» What the task requires: Exactly as written, retype the listing below, omitting the pictures.

» Collected data:

-.-.-

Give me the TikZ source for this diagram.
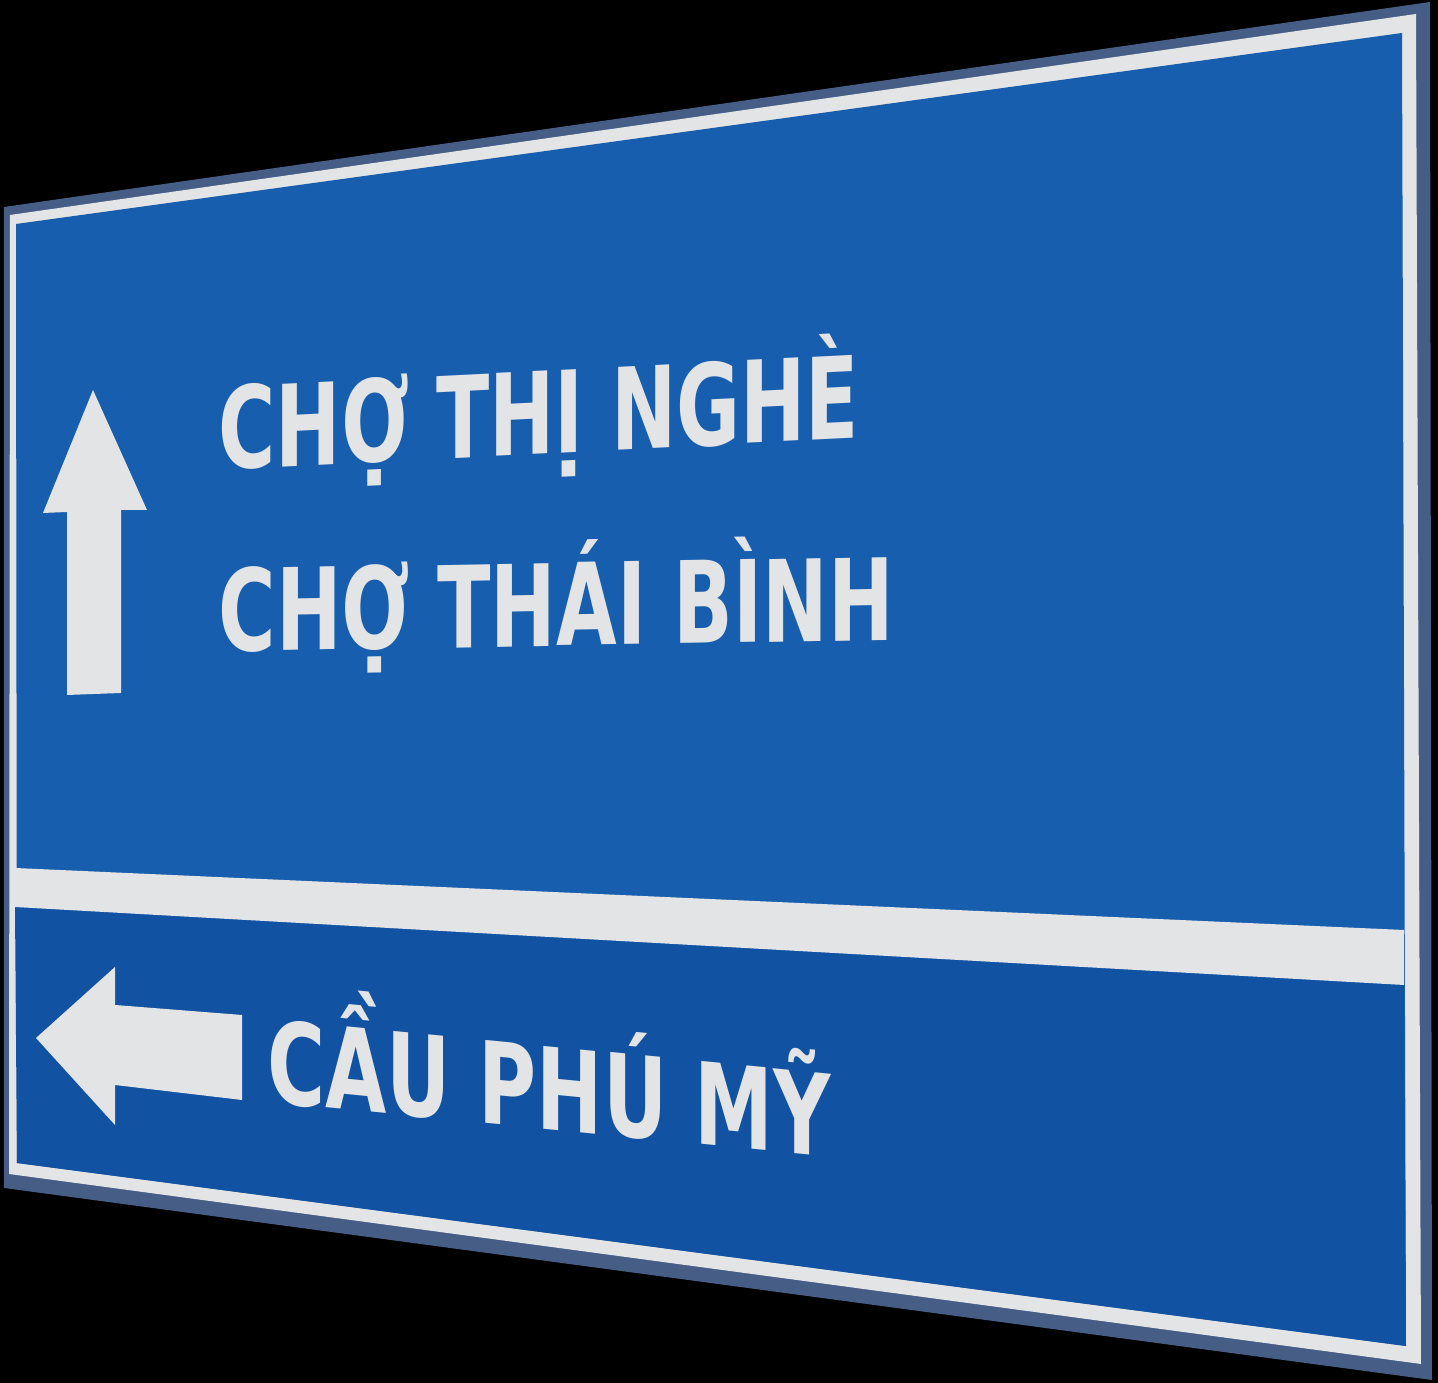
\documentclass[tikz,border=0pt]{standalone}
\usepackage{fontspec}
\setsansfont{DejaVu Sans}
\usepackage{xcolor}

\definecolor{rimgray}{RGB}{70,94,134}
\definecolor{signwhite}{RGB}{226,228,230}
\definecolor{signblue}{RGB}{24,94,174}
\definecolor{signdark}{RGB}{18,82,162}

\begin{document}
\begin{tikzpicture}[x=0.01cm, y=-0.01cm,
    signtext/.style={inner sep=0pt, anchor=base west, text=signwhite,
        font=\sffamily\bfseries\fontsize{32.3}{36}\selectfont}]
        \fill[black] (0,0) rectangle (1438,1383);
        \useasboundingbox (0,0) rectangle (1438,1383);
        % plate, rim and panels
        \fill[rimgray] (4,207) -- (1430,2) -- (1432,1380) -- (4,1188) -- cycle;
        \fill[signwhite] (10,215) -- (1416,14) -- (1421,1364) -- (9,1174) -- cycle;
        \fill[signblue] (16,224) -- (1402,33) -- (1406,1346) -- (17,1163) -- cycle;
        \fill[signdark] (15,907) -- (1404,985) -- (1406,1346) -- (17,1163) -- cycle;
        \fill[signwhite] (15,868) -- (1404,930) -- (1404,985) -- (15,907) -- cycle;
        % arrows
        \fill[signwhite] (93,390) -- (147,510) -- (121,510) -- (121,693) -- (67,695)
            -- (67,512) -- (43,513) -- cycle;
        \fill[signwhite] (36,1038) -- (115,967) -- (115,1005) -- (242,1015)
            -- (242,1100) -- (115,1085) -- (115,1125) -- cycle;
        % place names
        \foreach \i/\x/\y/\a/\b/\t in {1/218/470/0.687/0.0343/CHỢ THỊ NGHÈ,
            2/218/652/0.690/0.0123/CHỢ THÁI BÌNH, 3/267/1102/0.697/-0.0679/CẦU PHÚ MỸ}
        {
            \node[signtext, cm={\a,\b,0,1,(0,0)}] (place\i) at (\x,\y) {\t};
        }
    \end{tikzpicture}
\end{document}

-.-.-

» Exercise answer:
Give me the TikZ source for this diagram.
\documentclass[tikz,border=0pt]{standalone}
\usepackage{fontspec}
\setsansfont{DejaVu Sans}
\usepackage{xcolor}

\definecolor{rimgray}{RGB}{70,94,134}
\definecolor{signwhite}{RGB}{226,228,230}
\definecolor{signblue}{RGB}{24,94,174}
\definecolor{signdark}{RGB}{18,82,162}

\begin{document}
\begin{tikzpicture}[x=0.01cm, y=-0.01cm,
    signtext/.style={inner sep=0pt, anchor=base west, text=signwhite,
        font=\sffamily\bfseries\fontsize{32.3}{36}\selectfont}]
        \fill[black] (0,0) rectangle (1438,1383);
        \useasboundingbox (0,0) rectangle (1438,1383);
        % plate, rim and panels
        \fill[rimgray] (4,207) -- (1430,2) -- (1432,1380) -- (4,1188) -- cycle;
        \fill[signwhite] (10,215) -- (1416,14) -- (1421,1364) -- (9,1174) -- cycle;
        \fill[signblue] (16,224) -- (1402,33) -- (1406,1346) -- (17,1163) -- cycle;
        \fill[signdark] (15,907) -- (1404,985) -- (1406,1346) -- (17,1163) -- cycle;
        \fill[signwhite] (15,868) -- (1404,930) -- (1404,985) -- (15,907) -- cycle;
        % arrows
        \fill[signwhite] (93,390) -- (147,510) -- (121,510) -- (121,693) -- (67,695)
            -- (67,512) -- (43,513) -- cycle;
        \fill[signwhite] (36,1038) -- (115,967) -- (115,1005) -- (242,1015)
            -- (242,1100) -- (115,1085) -- (115,1125) -- cycle;
        % place names
        \foreach \i/\x/\y/\a/\b/\t in {1/218/470/0.687/0.0343/CHỢ THỊ NGHÈ,
            2/218/652/0.690/0.0123/CHỢ THÁI BÌNH, 3/267/1102/0.697/-0.0679/CẦU PHÚ MỸ}
        {
            \node[signtext, cm={\a,\b,0,1,(0,0)}] (place\i) at (\x,\y) {\t};
        }
    \end{tikzpicture}
\end{document}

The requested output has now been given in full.